Sam LaGrone is the editor of USNI News. He was formerly the U.S. Maritime Correspondent for the Washington D.C. bureau of Jane’s Defence Weekly and Jane’s Navy International. He has covered legislation, acquisition and operations for the Sea Services and spent time underway with the U.S. Navy, U.S. Marine Corps and the Canadian Navy.

  • El_Sid

    If cars can have dashboard cameras, why not >$100m aircraft? The media is where this kind of cold war is fought.

    • sferrin

      Uhm, because airplanes aren’t cars and slapping a dashcam in the cockpit of a P-3 isn’t going to show you much anyway.

      • El_Sid

        The claim is “The Pentagon says two Chinese fighter jets flew within about 50 feet”. A few GoPros in the windows could catch that.

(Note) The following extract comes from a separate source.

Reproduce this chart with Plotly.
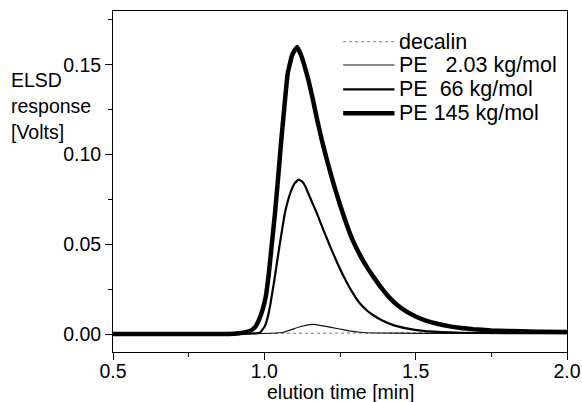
import plotly.graph_objects as go

# ---- data ----
decalin_t = [0.50, 0.90, 1.00, 1.50, 2.00]
decalin_v = [0.0000, 0.0003, 0.0007, 0.0007, 0.0007]

pe2_t = [0.50, 1.00, 1.04, 1.063, 1.09, 1.12, 1.15, 1.17, 1.20, 1.24, 1.28, 1.316, 1.36, 1.50, 2.00]
pe2_v = [0.0, 0.0003, 0.0006, 0.0010, 0.0025, 0.0042, 0.0053, 0.0053, 0.0044, 0.0031, 0.0018, 0.0010, 0.0006, 0.0004, 0.0003]

pe66_t = [0.50, 0.90, 0.96, 0.986, 1.002, 1.012, 1.019, 1.033, 1.05, 1.068, 1.08, 1.09, 1.10, 1.113,
          1.125, 1.134, 1.15, 1.173, 1.195, 1.217, 1.24, 1.261, 1.29, 1.316, 1.34, 1.36, 1.39, 1.426,
          1.47, 1.525, 1.613, 1.70, 2.00]
pe66_v = [0.0, 0.0, 0.0003, 0.0008, 0.0045, 0.0100, 0.0156, 0.0300, 0.0490, 0.0675, 0.0755, 0.0805, 0.0840, 0.0860,
          0.0850, 0.0828, 0.0765, 0.0675, 0.0580, 0.0490, 0.0400, 0.0325, 0.0235, 0.0170, 0.0130, 0.0105, 0.0075, 0.0050,
          0.0032, 0.0018, 0.0009, 0.0006, 0.0005]

pe145_t = [0.50, 0.80, 0.90, 0.93, 0.953, 0.97, 0.983, 0.995, 1.005, 1.015, 1.024, 1.035, 1.045, 1.056, 1.067,
           1.077, 1.091, 1.100, 1.108, 1.12, 1.13, 1.145, 1.16, 1.175, 1.19, 1.21, 1.23, 1.25, 1.27, 1.29,
           1.316, 1.34, 1.36, 1.39, 1.415, 1.44, 1.47, 1.50, 1.536, 1.575, 1.613, 1.65, 1.69, 1.75, 1.80, 1.90, 2.00]
pe145_v = [0.0, 0.0, 0.0002, 0.0008, 0.0017, 0.0040, 0.0082, 0.0140, 0.0211, 0.0340, 0.0490, 0.0670, 0.0860, 0.1080, 0.1280,
           0.1450, 0.1550, 0.1580, 0.1600, 0.1560, 0.1510, 0.1420, 0.1310, 0.1190, 0.1080, 0.0950, 0.0830, 0.0720, 0.0620, 0.0530,
           0.0440, 0.0370, 0.0320, 0.0250, 0.0200, 0.0160, 0.0125, 0.0098, 0.0074, 0.0056, 0.0043, 0.0034, 0.0027, 0.0020, 0.0017, 0.0013, 0.0012]

names = ["decalin",
         "PE\u00a0\u00a0\u00a02.03 kg/mol",
         "PE\u00a0\u00a066 kg/mol",
         "PE 145 kg/mol"]

x_ticks = [0.5, 1.0, 1.5, 2.0]
x_ticklabels = ["0.5", "1.0", "1.5", "2.0"]
y_ticks = [0.00, 0.05, 0.10, 0.15]
y_ticklabels = ["0.00", "0.05", "0.10", "0.15"]

FONT = "Liberation Sans, Arial, sans-serif"

styles = [dict(color="#777777", width=1, dash="dot"),
          dict(color="#111111", width=1.2),
          dict(color="black", width=2.2),
          dict(color="black", width=4.5)]

series = [(decalin_t, decalin_v), (pe2_t, pe2_v), (pe66_t, pe66_v), (pe145_t, pe145_v)]

fig = go.Figure()
for (t, v), nm, st in zip(series, names, styles):
    line = dict(st)
    if "dash" not in line:
        line.update(shape="spline", smoothing=0.3)
    fig.add_trace(go.Scatter(x=t, y=v, mode="lines", name=nm, line=line, showlegend=False))

fig.update_layout(
    template="none",
    width=582, height=402,
    margin=dict(l=113, r=15, t=11, b=50, autoexpand=False),
    paper_bgcolor="white", plot_bgcolor="white",
    font=dict(family=FONT, size=19, color="black"),
    showlegend=False,
    xaxis=dict(range=[0.5, 2.0], tickmode="array", tickvals=x_ticks, ticktext=x_ticklabels,
               ticks="outside", ticklen=7, tickwidth=1, tickcolor="black",
               showline=True, linecolor="black", linewidth=1, mirror=True,
               showgrid=False, zeroline=False, automargin=False, ticklabelstandoff=-5,
               minor=dict(ticks="outside", ticklen=4, tickwidth=1, tickcolor="black", dtick=0.25, tick0=0.5,
                          showgrid=False),
               tickfont=dict(size=19.5)),
    yaxis=dict(range=[-0.01, 0.18], tickmode="array", tickvals=y_ticks, ticktext=y_ticklabels,
               ticks="outside", ticklen=7, tickwidth=1, tickcolor="black",
               showline=True, linecolor="black", linewidth=1, mirror=True,
               showgrid=False, zeroline=False, automargin=False,
               minor=dict(ticks="outside", ticklen=4, tickwidth=1, tickcolor="black", dtick=0.025, tick0=0,
                          showgrid=False),
               tickfont=dict(size=19.5)),
)

# x-axis title below the tick labels
fig.add_annotation(text="elution time [min]", xref="paper", yref="paper", x=0.5, y=-0.117,
                   xanchor="center", yanchor="middle", showarrow=False,
                   font=dict(family=FONT, size=19.5, color="black"))

# y-axis title, three lines at the upper left
for txt, yp in [("ELSD", 0.798), ("response", 0.721), ("[Volts]", 0.645)]:
    fig.add_annotation(text=txt, xref="paper", yref="paper", x=-0.229, y=yp,
                       xanchor="left", yanchor="middle", showarrow=False,
                       font=dict(family=FONT, size=19.5, color="black"))

# legend (line samples + labels) in the upper right of the plot
leg_y = [0.910, 0.8416, 0.7704, 0.700]
for nm, st, yp in zip(names, styles, leg_y):
    fig.add_shape(type="line", xref="paper", yref="paper", x0=0.507, x1=0.620, y0=yp, y1=yp,
                  line=st)
    fig.add_annotation(text=nm, xref="paper", yref="paper", x=0.626, y=yp,
                       xanchor="left", yanchor="middle", showarrow=False,
                       font=dict(family=FONT, size=21.5, color="black"))

fig.write_html("out.html", config={"displayModeBar": False},
               post_script="document.body.style.margin='0';")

Obviously something more sophisticated than that would be nice (although such a project would end up spending a few $m’s on a Government Underway Camera Capturing Imagery project that ended up selecting the COTS option – a couple of GoPros in the window), my point is that the US is losing the propaganda battle and it would not take very much expenditure to at least discourage the Chinese from doing really stupid stunts. But at times it feels like the US is in denial that there is a propaganda battle, let alone trying to win it.

  • Typhoonq

    How would US going to react if China similarly send their spy planes snooping at the backyard of US mainland. ?

    • Ctrot

      Professionally and in accordance with international law, the same way we did when Soviet aircraft did so during the Cold War.

      • DVader

        Which means we’d watch from a safe distance.

    • Danny Lewis

      Hmmm, I don’t think the Chinese have any aircraft that could fly to the U.S., do a recon flight on our western coastline and then return to China. They would have to refuel quite a few times and as far as I know, the Chinese don’t possess any tankers and if they do they couldn’t reach out coast either. So your question is mute.

      • Donald Carey

        Mute means unable to speak or make a sound, the proper word is moot. (Look it up if you don’t believe me.)

    • sferrin

      Take a look at some of the hundreds, if not thousands, of photos out there of Western fighters escorting Bears, Blackjacks, Backfires, and Badgers, going all the way back to the 50s.

  • publius_maximus_III

    Ooooo, a “nasty nose” — dat not being vewy nice, Banjo.

    You crack me up. I think you’ve gotten your British and American English dictionaries confused there. Bloody nose on opposite sides of the pond mean two entirely different things…

    Out of gratitude for absolutely making my day, here’s one for you:
    Q. How do you break a J-11 pilot’s finger?
    A. Sock him in the nose.

    • DVader

      That’s any fighter pilot, not just a J-11 pilot.

  • Cocidius

    The Soviet era has not passed as proven by the Russian bomber that flew off the coast of California last year on the 4th of July holiday. The US pilots that intercepted that aircraft behaved professionally and appropriately (as always) and did not force the Russian aircraft to dive 200 ft to avoid a collision as occurred in this incident.

    Intelligence gathering OPS are routine all over the world and quite honestly its time for China to grow up.

  • DVader

    I assume we have imagery of the intercept?

  • Ed L

    South China Sea, What does it look like on the map? between Vietnam, Philippines and China they share almost and equal amount of coastline. East China sea, China, Taiwan, Japan. Guess the Chinese are thinking themselves the gods of the middle kingdom. Superior to all, didn’t the Chinese practice slavery for almost 3 thousand years. Do the Red Chinese (us old timers remember that title) want to put those nations in the South China sea under their BOOT.

  • Donald Carey

    China denys the intercept was done in an unsafe manner – and we all know the Chinese are paragons of honesty…. Nothing to see here citizen, move along.